– Тот переносчик болезни, кажется, тоже был белком?
– Прионом, – уточнила Келли. – Причем с сильной мутагенной активностью.
Она обернулась к Манни.
– Вы начали говорить о пираньях и саранче. У вас еще были соображения.
Манни кивнул.
– Они тоже связаны с деревом. Саранча живет в наростах коры вроде галлов орехотворок. А пираньи – их нерестовый пруд устроен между корней. Вдобавок туда капает сок. Думаю, именно он вызывает у них мутации на ранних стадиях развития.
– Отец рассудил примерно так же, судя по записям, – тихо проговорил Нат. На самом деле этой теме было посвящено такое обилие материала, что Натан просто не успел весь его прочитать.
– А что насчет ягуаров с кайманами? – спросила Анна.
– Похоже, они мутировали значительно раньше. Хищников-переростков из них сделали много поколений назад. Судя по всему, ягуары получили способность производить генетически стабильное потомство, поэтому больше не нуждаются в соке.
– Почему же они не расселились дальше? – поинтересовалась Анна.
– Видимо, инстинкты или генетическая память удерживает их именно здесь.
– Выходит, по-вашему, дерево создавало этих тварей целенаправленно и сознательно? – хмыкнул Зейн.
Манни пожал плечами.
– Кто его знает? Может, вся сознательность и целенаправленность сводится к обычному давлению отбора.
Зейн покачал головой.
– Не может быть.
– Почему же? Нам и раньше встречались подобные феномены. – Манни повернулся к Нату. – Вроде муравьиного дерева.

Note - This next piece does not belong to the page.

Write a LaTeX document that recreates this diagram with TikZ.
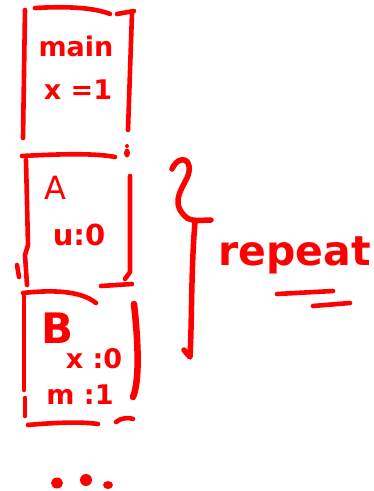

Натан нахмурился, вспомнив сержанта Костоса, сражающегося с муравьями. Вспомнил он и о полостях в стволе и ветвях дерева, дающих колонии приют и питающих ее сахаристыми выделениями, и о муравьях, которые яростно защищали свой дом от посягательств растений и животных. Он начал понимать, к чему клонит Манни. Сходство было разительным.
Манни тем временем продолжал:
– Итак, мы имеем дело с симбиозом растения и животного, оба из которых эволюционировали по пути сложных взаимоотношений друг с другом, служа друг другу.